Alle 18.15 i giovani si spostarono nella cripta per partecipare alla celebrazione della Messa. Il sacerdote negò loro duramente la possibilità di intervenire. Poi, l'irruzione - richiesta - della polizia in assetto antisommossa sgomberò con la forza la cattedrale dai pacifici "occupanti". Seguì una denuncia per "vilipendio alla religione di Stato" e un intervento del papa che stigmatizzò l'occupazione accusando gli occupanti di mancanza di amore per la Chiesa, di essere impoveriti e svuotati di amore apostolico fino a divenire molesti e nocivi alla Chiesa di Dio. La vicenda coinvolse tre parrocchie fiorentine, fra cui l'Isolotto, che espressero solidarietà agli occupanti. Il prezzo della solidarietà fu alto.
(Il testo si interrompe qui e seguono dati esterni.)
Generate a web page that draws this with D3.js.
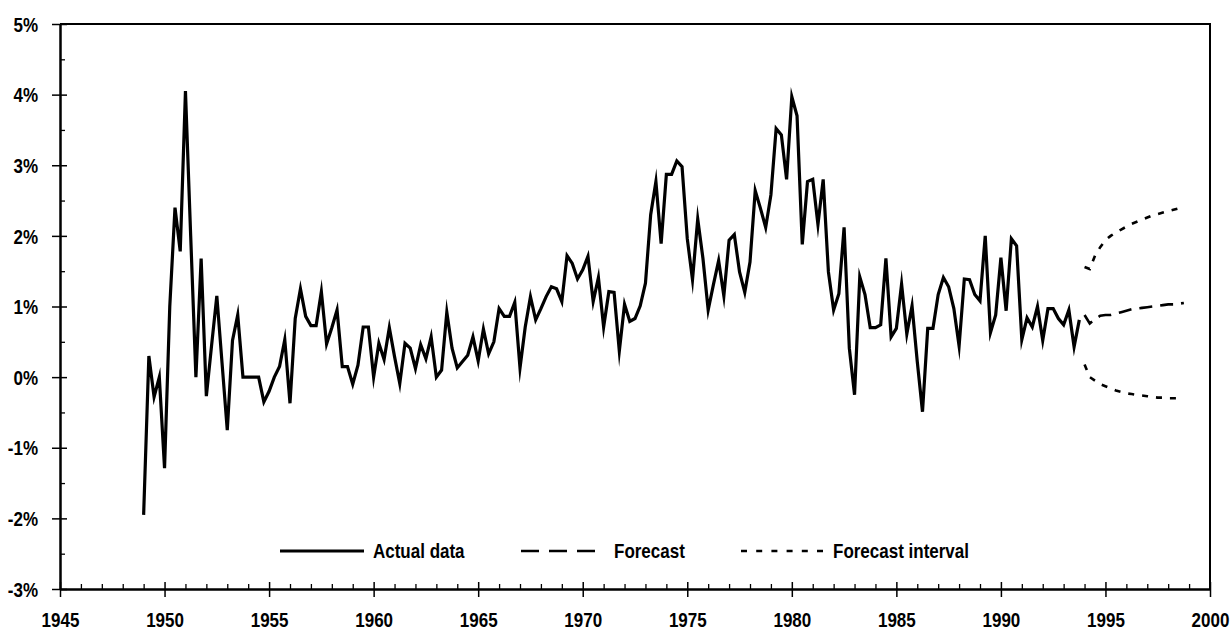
<!DOCTYPE html>
<html><head><meta charset="utf-8">
<script src="https://cdn.jsdelivr.net/npm/d3@7"></script>
<style>body{margin:0;background:#fff}svg{display:block}</style>
</head><body>
<svg id="c" width="1232" height="632"></svg>
<script>
// ---- data (quarterly, percent) ----
const actualStart = 1949.0;
const actualValues = [
 -1.95,0.30,-0.28,0.00,-1.29,1.00,2.40,1.78,4.05,2.00,
 0.00,1.68,-0.27,0.45,1.15,0.20,-0.75,0.52,0.88,0.00,
 0.00,0.00,0.00,-0.35,-0.20,0.00,0.15,0.53,-0.37,0.83,
 1.25,0.86,0.73,0.73,1.21,0.47,0.70,0.95,0.15,0.15,
 -0.10,0.17,0.71,0.71,0.00,0.48,0.25,0.70,0.29,-0.09,
 0.48,0.41,0.12,0.46,0.26,0.57,0.00,0.10,0.92,0.41,
 0.13,0.22,0.31,0.57,0.23,0.68,0.33,0.50,0.97,0.86,
 0.86,1.06,0.13,0.71,1.14,0.81,0.97,1.14,1.28,1.25,
 1.07,1.72,1.61,1.39,1.52,1.71,1.07,1.41,0.71,1.21,
 1.20,0.37,1.03,0.79,0.83,1.01,1.33,2.30,2.77,1.89,
 2.87,2.87,3.06,2.98,1.96,1.38,2.24,1.68,0.95,1.31,
 1.65,1.15,1.94,2.02,1.49,1.20,1.63,2.64,2.39,2.12,
 2.58,3.52,3.43,2.80,3.97,3.70,1.88,2.77,2.80,2.16,
 2.80,1.49,0.95,1.18,2.12,0.41,-0.25,1.42,1.17,0.70,
 0.70,0.74,1.68,0.57,0.69,1.32,0.61,1.01,0.22,-0.49,
 0.69,0.69,1.17,1.41,1.28,0.97,0.44,1.39,1.38,1.17,
 1.08,2.00,0.63,0.88,1.69,0.94,1.96,1.86,0.53,0.84,
 0.71,1.00,0.52,0.97,0.97,0.83,0.74,0.95,0.43,0.81
];
const forecastStart = 1994.0;
const forecastValues = [0.88,0.76,0.82,0.87,0.88,0.88,0.90,0.92,0.94,0.96,
 0.97,0.98,0.99,1.00,1.01,1.02,1.03,1.03,1.04,1.05];
const upperValues = [1.56,1.53,1.72,1.84,1.94,2.00,2.05,2.09,2.13,2.17,
 2.20,2.23,2.26,2.29,2.31,2.33,2.35,2.37,2.39,2.41];
const lowerValues = [0.18,0.00,-0.05,-0.10,-0.13,-0.16,-0.19,-0.21,-0.23,-0.24,
 -0.25,-0.26,-0.27,-0.28,-0.29,-0.29,-0.30,-0.30,-0.30,-0.31];
const yMajor = [-3,-2,-1,0,1,2,3,4,5];
const yMinor = [-2.5,-1.5,-0.5,0.5,1.5,2.5,3.5,4.5];
const xMajor = [1945,1950,1955,1960,1965,1970,1975,1980,1985,1990,1995,2000];
const xMinor = d3.range(1946,2000).filter(v => v % 5 !== 0);
const legendItems = ["Actual data","Forecast","Forecast interval"];

// ---- layout ----
const X0 = 60, X1 = 1210, Y0 = 24, Y1 = 589;
const FONT = "'Liberation Sans', Arial, sans-serif";
const svg = d3.select("#c");
const x = d3.scaleLinear().domain([1945,2000]).range([X0,X1]);
const y = d3.scaleLinear().domain([-3,5]).range([Y1,Y0]);

const toPts = (start, vals) => vals.map((v,i)=>({t:start+i*0.25, v}));
const line = d3.line().x(d=>x(d.t)).y(d=>y(d.v));

// frame (top & right)
svg.append("path")
  .attr("d", `M${X0},${Y0}H${X1}V${Y1}`)
  .attr("fill","none").attr("stroke","#000").attr("stroke-width",2);

// x axis
const gx = svg.append("g").attr("transform",`translate(0,${Y1})`);
gx.call(d3.axisBottom(x).tickValues(xMinor).tickSize(-5).tickSizeOuter(0).tickFormat(""))
  .call(g=>g.selectAll("line").attr("stroke-width",1.3));
const gxM = svg.append("g").attr("transform",`translate(0,${Y1})`);
gxM.call(d3.axisBottom(x).tickValues(xMajor).tickSize(8).tickSizeOuter(0).tickFormat(d3.format("d")));
gxM.selectAll("line").attr("y1",-7).attr("y2",8).attr("stroke-width",1.5);
gx.select(".domain").attr("stroke-width",2);
gxM.select(".domain").attr("stroke-width",2);
gxM.selectAll("text")
  .attr("y",38).attr("dy",0)
  .attr("transform","scale(0.85,1)")
  .style("font-family",FONT).style("font-size","20px").style("font-weight","bold").attr("fill","#000");

// y axis
const gy = svg.append("g").attr("transform",`translate(${X0},0)`);
gy.call(d3.axisLeft(y).tickValues(yMinor).tickSize(-5).tickSizeOuter(0).tickFormat(""))
  .call(g=>g.selectAll("line").attr("stroke-width",1.3));
const gyM = svg.append("g").attr("transform",`translate(${X0},0)`);
gyM.call(d3.axisLeft(y).tickValues(yMajor).tickSize(8).tickSizeOuter(0).tickFormat(d=>d+"%"));
gyM.selectAll("line").attr("x1",7).attr("x2",-8).attr("stroke-width",1.5);
gy.select(".domain").attr("stroke-width",2);
gyM.select(".domain").attr("stroke-width",2);
gyM.selectAll("text")
  .attr("x",0).attr("dy","0.36em")
  .attr("transform","translate(-22,0) scale(0.85,1)")
  .style("font-family",FONT).style("font-size","20px").style("font-weight","bold").attr("fill","#000");

// series
svg.append("path").datum(toPts(actualStart, actualValues))
  .attr("d",line).attr("fill","none").attr("stroke","#000")
  .attr("stroke-width",3.2).attr("stroke-linejoin","miter").attr("stroke-miterlimit",10);
svg.append("path").datum(toPts(forecastStart, forecastValues))
  .attr("d",line).attr("fill","none").attr("stroke","#000")
  .attr("stroke-width",2.6).attr("stroke-dasharray","13,8");
[upperValues, lowerValues].forEach(vals=>{
  svg.append("path").datum(toPts(forecastStart, vals))
    .attr("d",line).attr("fill","none").attr("stroke","#000")
    .attr("stroke-width",2.6).attr("stroke-dasharray","6,8");
});

// legend
const legY = 551;
const leg = [
  {x1:280, x2:364, dash:null, w:3.2, tx:373},
  {x1:521, x2:595, dash:"18,10", w:2.4, tx:614},
  {x1:741, x2:823, dash:"6,9.2", w:2.4, tx:833}
];
leg.forEach((l,i)=>{
  svg.append("line").attr("x1",l.x1).attr("x2",l.x2).attr("y1",legY).attr("y2",legY)
    .attr("stroke","#000").attr("stroke-width",l.w).attr("stroke-dasharray",l.dash);
  svg.append("text").attr("transform",`translate(${l.tx},${legY+7}) scale(0.85,1)`)
    .style("font-family",FONT).style("font-size","20px").style("font-weight","bold")
    .text(legendItems[i]);
});
</script>
</body></html>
Da allora, un cambiamento positivo c'è stato. Nel '68 si chiamò la polizia per negare il diritto d'asilo. Oggi la parrocchia di S. Cristina sarà pure una eccezione, ma lì, in quello spazio sacro il diritto d'asilo è stato rispettato e l'accoglienza del diverso ha avuto esito positivo. Che nascano eccezioni è una "buona notizia" per gli schiavi moderni, per gli oppressi e anche per gli "eretici" di oggi tipo Francesco di Assisi.